The reason why the question of censorship is worth going into is that, like the air-sea search for the raider, it reinforces my point that the government was taking the mystery aeroplane reports seriously. Again, it doesn't prove that they are being believed, necessarily; in fact even if they were dismissed as fantasy there would have been a concern that stories of mysterious aeroplanes and raiders would create anxiety and fear amongst the public about a German attack, particularly in conjuction with the grave (but now improving) news from the Western Front. And if newspapers were responsible for spreading the idea in the first place, then stopping them from continuing to promote it should halt the panic. In theory.

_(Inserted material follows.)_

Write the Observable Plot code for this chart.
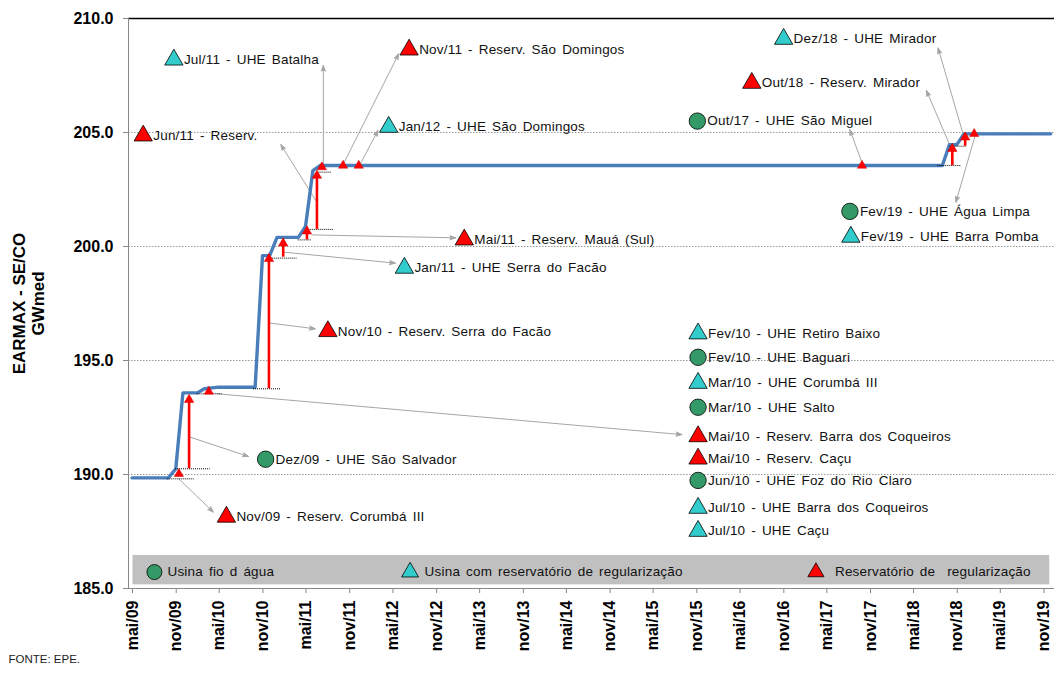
<!DOCTYPE html>
<html><head><meta charset="utf-8">
<script src="https://cdn.jsdelivr.net/npm/d3@7"></script>
<script src="https://cdn.jsdelivr.net/npm/@observablehq/plot@0.6"></script>
<style>
html,body{margin:0;padding:0;background:#fff;}
#chart svg{display:block;}
#chart g[aria-label="y-axis tick label"] text{font-weight:bold;font-size:16px;}
#chart g[aria-label="x-axis tick label"] text{font-weight:bold;font-size:16px;}
</style></head><body><div id="chart"></div>
<script>
// ---------------- data ----------------
// EARMAX monthly key points (GWmed)
const lineDates  = ["2009-05-16","2009-10-16","2009-11-16","2009-12-16","2010-02-15","2010-03-16","2010-05-16","2010-10-16","2010-11-16","2010-12-16","2011-01-16","2011-04-16","2011-05-16","2011-06-16","2011-07-16","2018-09-16","2018-10-16","2018-11-16","2018-12-16","2019-12-16"];
const lineValues = [189.85,189.85,190.25,193.58,193.58,193.76,193.83,193.83,199.6,199.6,200.4,200.4,200.88,203.33,203.55,203.55,204.47,204.47,204.94,204.94];

// red vertical arrows (reservoir filling)
const riseDates = ["2010-01-11","2010-12-13","2011-02-11","2011-05-22","2011-07-03","2018-10-28","2018-12-21"];
const riseFrom  = [190.25,193.76,199.53,200.29,200.75,203.55,204.40];
const riseTo    = [193.28,199.46,200.14,200.67,203.11,204.29,204.79];

// small red triangles on the line
const tagDates  = ["2009-11-29","2010-04-04","2011-07-24","2011-10-21","2011-12-26","2017-10-13","2019-01-28"];
const tagValues = [190.03,193.64,203.48,203.55,203.55,203.55,204.94];

// dotted base levels
const baseValues = [189.81,190.25,193.54,193.76,199.49,200.29,200.75,203.26,203.55,204.40];
const baseStart  = ["2009-10-11","2009-11-15","2010-02-14","2010-10-09","2010-12-27","2011-04-15","2011-06-05","2011-07-08","2018-08-28","2018-10-18"];
const baseEnd    = ["2010-02-01","2010-04-10","2010-05-30","2011-02-01","2011-04-10","2011-06-12","2011-09-10","2011-09-02","2018-12-06","2018-12-27"];

// annotation labels
const labelText = ["Nov/09 - Reserv. Corumbá III","Dez/09 - UHE São Salvador","Nov/10 - Reserv. Serra do Facão","Jan/11 - UHE Serra do Facão","Mai/11 - Reserv. Mauá (Sul)","Jun/11 - Reserv.","Jul/11 - UHE Batalha","Nov/11 - Reserv. São Domingos","Jan/12 - UHE São Domingos","Out/17 - UHE São Miguel","Out/18 - Reserv. Mirador","Dez/18 - UHE Mirador","Fev/19 - UHE Água Limpa","Fev/19 - UHE Barra Pomba","Fev/10 - UHE Retiro Baixo","Fev/10 - UHE Baguari","Mar/10 - UHE Corumbá III","Mar/10 - UHE Salto","Mai/10 - Reserv. Barra dos Coqueiros","Mai/10 - Reserv. Caçu","Jun/10 - UHE Foz do Rio Claro","Jul/10 - UHE Barra dos Coqueiros","Jul/10 - UHE Caçu"];
const labelKind = ["res","fio","res","uhe","res","res","uhe","res","uhe","fio","res","uhe","fio","uhe","uhe","fio","uhe","fio","res","res","fio","uhe","uhe"];
const labelDates = ["2010-06-17","2010-11-29","2011-08-18","2012-07-05","2013-03-14","2009-07-02","2009-11-08","2012-07-25","2012-04-30","2015-11-20","2016-07-06","2016-11-17","2017-08-23","2017-08-27","2015-11-23","2015-11-23","2015-11-23","2015-11-23","2015-11-23","2015-11-23","2015-11-23","2015-11-23","2015-11-23"];
const labelValues = [188.14,190.67,196.28,199.06,200.30,204.86,208.19,208.63,205.24,205.50,207.17,209.10,201.54,200.42,196.18,195.14,194.01,192.95,191.67,190.69,189.74,188.53,187.52];

// gray pointer arrows
const arrowFromDate  = ["2009-11-29","2010-01-15","2010-05-08","2010-12-17","2011-02-17","2011-06-12","2011-07-03","2011-07-30","2011-10-23","2012-01-02","2017-10-12","2018-10-18","2018-12-13","2019-02-01"];
const arrowFromValue = [189.81,191.64,193.54,196.64,199.75,200.51,201.94,203.63,203.63,203.63,203.70,204.43,204.91,204.87];
const arrowToDate    = ["2010-04-23","2010-09-18","2015-09-16","2011-06-26","2012-05-28","2013-02-06","2011-02-01","2011-07-30","2012-06-11","2012-03-16","2017-08-23","2018-07-11","2018-08-29","2018-11-12"];
const arrowToValue   = [188.35,190.79,191.75,196.39,199.27,200.38,204.47,207.94,208.45,205.09,205.12,206.84,208.71,201.94];

// legend
const legendText = ["Usina fio d água","Usina com reservatório de regularização","Reservatório de  regularização"];
const legendKind = ["fio","uhe","res"];
const legendMarkDates = ["2009-08-18","2012-07-29","2017-04-02"];
const legendTextDates = ["2009-10-12","2012-09-28","2017-06-21"];
const legendBand = {x1: "2009-05-20", x2: "2019-12-12", y1: 185.16, y2: 186.45};

// axes
const yTicks = [185,190,195,200,205,210];
const gridValues = [190,195,200,205];
const xTickDates = ["2009-05-01","2009-11-01","2010-05-01","2010-11-01","2011-05-01","2011-11-01","2012-05-01","2012-11-01","2013-05-01","2013-11-01","2014-05-01","2014-11-01","2015-05-01","2015-11-01","2016-05-01","2016-11-01","2017-05-01","2017-11-01","2018-05-01","2018-11-01","2019-05-01","2019-11-01"];
const xTickLabels = ["mai/09","nov/09","mai/10","nov/10","mai/11","nov/11","mai/12","nov/12","mai/13","nov/13","mai/14","nov/14","mai/15","nov/15","mai/16","nov/16","mai/17","nov/17","mai/18","nov/18","mai/19","nov/19"];
const yTitle = "EARMAX - SE/CO\nGWmed";
const caption = "FONTE: EPE.";

// ---------------- build tables ----------------
const D = s => new Date(s + "T00:00:00Z");
const line = lineDates.map((d,i)=>({date:D(d), value:lineValues[i]}));
const rises = riseDates.map((d,i)=>({date:D(d), y1:riseFrom[i], y2:riseTo[i]}));
const tags = tagDates.map((d,i)=>({date:D(d), value:tagValues[i]}));
const bases = baseValues.map((v,i)=>({value:v, x1:D(baseStart[i]), x2:D(baseEnd[i])}));
const labels = labelText.map((t,i)=>({text:t, kind:labelKind[i], date:D(labelDates[i]), value:labelValues[i]}));
const arrows = arrowFromDate.map((d,i)=>({x1:D(d), y1:arrowFromValue[i], x2:D(arrowToDate[i]), y2:arrowToValue[i]}));
const legend = legendText.map((t,i)=>({text:t, kind:legendKind[i], md:D(legendMarkDates[i]), td:D(legendTextDates[i]), value:185.72}));
const tickLabelMap = new Map(xTickDates.map((d,i)=>[+D(d), xTickLabels[i]]));

const COLORS = {fio:"#339966", uhe:"#33CCCC", res:"#FF0000"};
const GRAY = "#a6a6a6";
const FONT = "'Liberation Sans', Arial, Helvetica, sans-serif";

function markers(data, xKey, yKey, big) {
  return [
    Plot.dot(data.filter(d=>d.kind==="fio"), {x:xKey, y:yKey, r: big ? 8.2 : 7.5, fill:COLORS.fio, stroke:"#000", strokeWidth:0.8}),
    Plot.dot(data.filter(d=>d.kind==="uhe"), {x:xKey, y:yKey, symbol:"triangle", r: big ? 6.8 : 6.3, fill:COLORS.uhe, stroke:"#000", strokeWidth:0.8}),
    Plot.dot(data.filter(d=>d.kind==="res"), {x:xKey, y:yKey, symbol:"triangle", r: big ? 6.8 : 6.0, fill:COLORS.res, stroke:"#000", strokeWidth:0.8})
  ];
}

const chart = Plot.plot({
  width: 1054, height: 673,
  marginLeft: 128, marginRight: 0, marginTop: 18, marginBottom: 85,
  style: {fontFamily: FONT, background: "#fff", color: "#000"},
  x: {type: "utc", domain: [D("2009-05-01"), D("2020-01-01")]},
  y: {domain: [185, 210]},
  marks: [
    Plot.ruleY(gridValues, {stroke:"#9a9a9a", strokeDasharray:"1.5,1.5", strokeWidth:1}),
    Plot.rect([legendBand], {x1:d=>D(d.x1), x2:d=>D(d.x2), y1:"y1", y2:"y2", fill:"#c0c0c0"}),
    Plot.ruleY([210], {stroke:"#000", strokeWidth:1.3}),
    Plot.ruleY([185], {stroke:"#888", strokeWidth:1}),
    Plot.ruleX([D("2009-05-01")], {stroke:"#888", strokeWidth:1}),
    Plot.axisY({ticks: yTicks, tickFormat: d3.format(".1f"), tickSize: 5, tickPadding: 10, stroke:"#888", label: null, fontSize: 16, fontWeight: "bold"}),
    Plot.axisX({ticks: xTickDates.map(D), tickFormat: d => tickLabelMap.get(+d), tickRotate: -90, tickSize: 5, tickPadding: 7, dx: 4, stroke:"#888", label: null, fontSize: 16, fontWeight: "bold"}),
    // gray pointer arrows
    Plot.arrow(arrows, {x1:"x1", y1:"y1", x2:"x2", y2:"y2", stroke:GRAY, fill:GRAY, strokeWidth:1, headLength:9, headAngle:40}),
    // EARMAX line
    Plot.line(line, {x:"date", y:"value", stroke:"#4A7EBB", strokeWidth:3.4}),
    // dotted bases
    Plot.ruleY(bases, {y:"value", x1:"x1", x2:"x2", stroke:"#000", strokeDasharray:"1,1", strokeWidth:1}),
    // red rises
    Plot.ruleX(rises, {x:"date", y1:"y1", y2:"y2", stroke:"#FF0000", strokeWidth:2.6}),
    Plot.dot(rises, {x:"date", y:"y2", symbol:"triangle", r:3.5, fill:"#FF0000", stroke:"#d00000", strokeWidth:0.5}),
    Plot.dot(tags, {x:"date", y:"value", symbol:"triangle", r:3.4, fill:"#FF0000", stroke:"#d00000", strokeWidth:0.5}),
    // annotation markers and labels
    ...markers(labels, "date", "value", true),
    Plot.text(labels, {x:"date", y:"value", text:"text", dx:10, textAnchor:"start", fontSize:13.5, fill:"#111"}),
    // legend
    ...markers(legend, "md", "value", false),
    Plot.text(legend, {x:"td", y:"value", text:"text", textAnchor:"start", fontSize:13.5, fill:"#111"}),
    // y title and caption
    Plot.text([yTitle], {frameAnchor:"left", rotate:-90, dx:-100.5, fontSize:17, fontWeight:"bold", lineHeight:1.12, textAnchor:"middle"}),
    Plot.text([caption], {frameAnchor:"bottom-left", dx:-120, dy:74, textAnchor:"start", fontSize:11.5, fill:"#222"})
  ]
});
document.getElementById("chart").appendChild(chart);

// Excel-like wide word spacing for annotation texts
const spaced = new Set([...labelText, ...legendText]);
d3.select(chart).selectAll('g[aria-label="text"] text')
  .filter(function(){ return spaced.has(this.textContent); })
  .style("word-spacing", "2px").style("letter-spacing", "0.2px");
</script></body></html>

But still, coming so close together, the search and the censorship do suggest a mounting sense of alarm within the government. It must be no coincidence that it was from this date that many newspapers ran stories about 'WAR IN AUSTRALIA' and the like, following on from a cryptic paragraph in the Melbourne Age published the day before:
Within the past 48 hours information has come to hand which points to the probability that the realities of the war will soon be brought before Australians in a most convincing fashion. The uneasiness of the defence authorities, to which reference was made in "The Age" of Saturday [20 April 1918], has been intensified by certain evidence which has come before them since Saturday morning. Steps have been taken to cope with a situation which may at any moment assume grave proportions. More than this cannot be said for the present. 2
I now think this 'certain evidence' was a report and subsequent investigation at Toora, which is where one of the aeroplanes was sent on Saturday when the 'defence authorities' were so uneasy (as will be discussed in the next post); I assume the further 'Steps' taken are the putative censorship order, the reactivation of coastal batteries, an order to merchant vessels to run without navigation nights at light, and even the evacuation of German prisoners of war away from the coast -- though I'm not sure exactly when that all happened either, it seems to be around about now. Trying to construct coherent narratives from scattered, incomplete and inconsistent pieces of information: in some ways the historian's job is not unlike that of the intelligence analyst -- but at least it's not usually as time-sensitive.